- **What this task involves**: Exactly repeat the material, dropping only the pictures.

- **Data lines**:
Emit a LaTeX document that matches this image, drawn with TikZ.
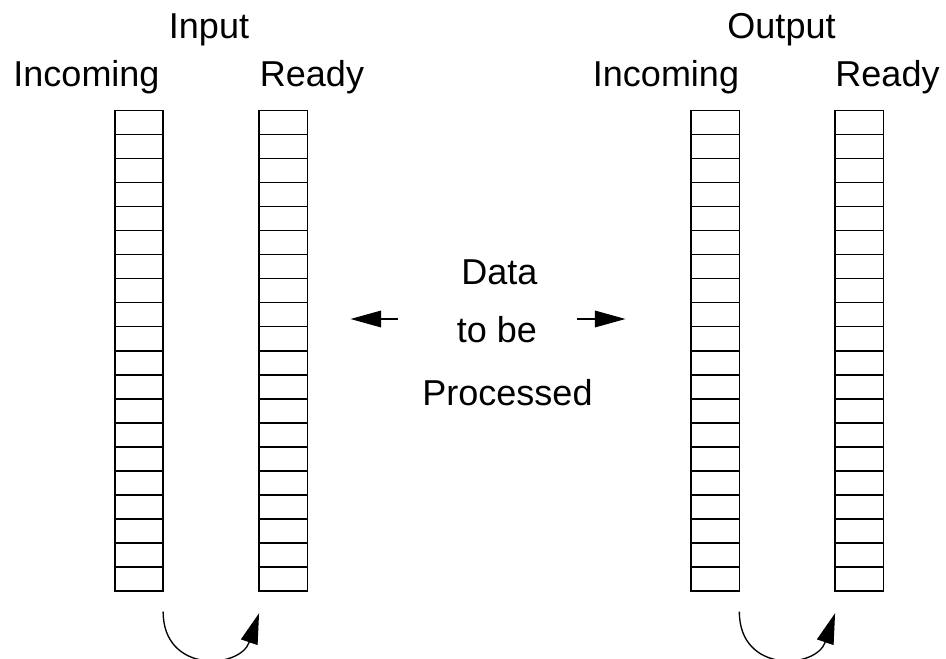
\documentclass[tikz,border=0pt]{standalone}
\usepackage{fontspec}
\setmainfont{Liberation Sans}
\usetikzlibrary{calc,arrows.meta}
\begin{document}
\begin{tikzpicture}[x=0.75pt,y=-0.75pt,
  column/.style={draw,line width=1.2pt,minimum width=36.2pt,minimum height=360pt,inner sep=0pt,outer sep=0pt},
  label/.style={anchor=base,inner sep=0pt,font=\fontsize{27}{32}\selectfont},
  cellline/.style={line width=1.2pt},
  flow/.style={line width=1pt,-{Triangle[length=23pt,width=13pt]}},
  hop/.style={line width=1pt,-{Triangle[length=23pt,width=12.5pt]}}]
\useasboundingbox (0,0) rectangle (946,659);
% columns
\node[column] (inI) at (139,350.7) {};
\node[column] (rdI) at (283.2,350.7) {};
\node[column] (inO) at (715.2,350.7) {};
\node[column] (rdO) at (859.2,350.7) {};
\foreach \c in {inI,rdI,inO,rdO}{
  \foreach \k in {1,...,19}{
    \draw[cellline] ($(\c.north west)+(0,\k*24)$) -- ($(\c.north east)+(0,\k*24)$);
  }
}
% labels
\node[label] (tin) at (209,39) {Input};
\node[label] (tinc1) at (86.5,87) {Incoming};
\node[label] (trd1) at (312,87) {Ready};
\node[label] (tout) at (781.5,39) {Output};
\node[label] (tinc2) at (666,87) {Incoming};
\node[label] (trd2) at (887.5,87) {Ready};
\node[label] (tdata) at (499.5,285) {Data};
\node[label] (ttobe) at (497,343) {to be};
\node[label] (tproc) at (507.5,405) {Processed};
% horizontal arrows
\coordinate (la0) at (398,319);
\coordinate (la1) at (350.5,319);
\coordinate (ra0) at (577,319);
\coordinate (ra1) at (625.5,319);
\draw[hop] (la0) -- (la1);
\draw[hop] (ra0) -- (ra1);
% curved transfer arrows
\coordinate (c1s) at ($(inI.south east)+(0,21)$);
\coordinate (c1e) at ($(rdI.south west)+(0,22.5)$);
\coordinate (c2s) at ($(inO.south east)+(0,21)$);
\coordinate (c2e) at ($(rdO.south west)+(0,22.5)$);
\draw[flow] (c1s) .. controls ($(c1s)+(0,62)$) and ($(c1e)+(-19,56)$) .. (c1e);
\draw[flow] (c2s) .. controls ($(c2s)+(0,62)$) and ($(c2e)+(-19,56)$) .. (c2e);
\end{tikzpicture}
\end{document}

- **Solution below**:
Emit a LaTeX document that matches this image, drawn with TikZ.
\documentclass[tikz,border=0pt]{standalone}
\usepackage{fontspec}
\setmainfont{Liberation Sans}
\usetikzlibrary{calc,arrows.meta}
\begin{document}
\begin{tikzpicture}[x=0.75pt,y=-0.75pt,
  column/.style={draw,line width=1.2pt,minimum width=36.2pt,minimum height=360pt,inner sep=0pt,outer sep=0pt},
  label/.style={anchor=base,inner sep=0pt,font=\fontsize{27}{32}\selectfont},
  cellline/.style={line width=1.2pt},
  flow/.style={line width=1pt,-{Triangle[length=23pt,width=13pt]}},
  hop/.style={line width=1pt,-{Triangle[length=23pt,width=12.5pt]}}]
\useasboundingbox (0,0) rectangle (946,659);
% columns
\node[column] (inI) at (139,350.7) {};
\node[column] (rdI) at (283.2,350.7) {};
\node[column] (inO) at (715.2,350.7) {};
\node[column] (rdO) at (859.2,350.7) {};
\foreach \c in {inI,rdI,inO,rdO}{
  \foreach \k in {1,...,19}{
    \draw[cellline] ($(\c.north west)+(0,\k*24)$) -- ($(\c.north east)+(0,\k*24)$);
  }
}
% labels
\node[label] (tin) at (209,39) {Input};
\node[label] (tinc1) at (86.5,87) {Incoming};
\node[label] (trd1) at (312,87) {Ready};
\node[label] (tout) at (781.5,39) {Output};
\node[label] (tinc2) at (666,87) {Incoming};
\node[label] (trd2) at (887.5,87) {Ready};
\node[label] (tdata) at (499.5,285) {Data};
\node[label] (ttobe) at (497,343) {to be};
\node[label] (tproc) at (507.5,405) {Processed};
% horizontal arrows
\coordinate (la0) at (398,319);
\coordinate (la1) at (350.5,319);
\coordinate (ra0) at (577,319);
\coordinate (ra1) at (625.5,319);
\draw[hop] (la0) -- (la1);
\draw[hop] (ra0) -- (ra1);
% curved transfer arrows
\coordinate (c1s) at ($(inI.south east)+(0,21)$);
\coordinate (c1e) at ($(rdI.south west)+(0,22.5)$);
\coordinate (c2s) at ($(inO.south east)+(0,21)$);
\coordinate (c2e) at ($(rdO.south west)+(0,22.5)$);
\draw[flow] (c1s) .. controls ($(c1s)+(0,62)$) and ($(c1e)+(-19,56)$) .. (c1e);
\draw[flow] (c2s) .. controls ($(c2s)+(0,62)$) and ($(c2e)+(-19,56)$) .. (c2e);
\end{tikzpicture}
\end{document}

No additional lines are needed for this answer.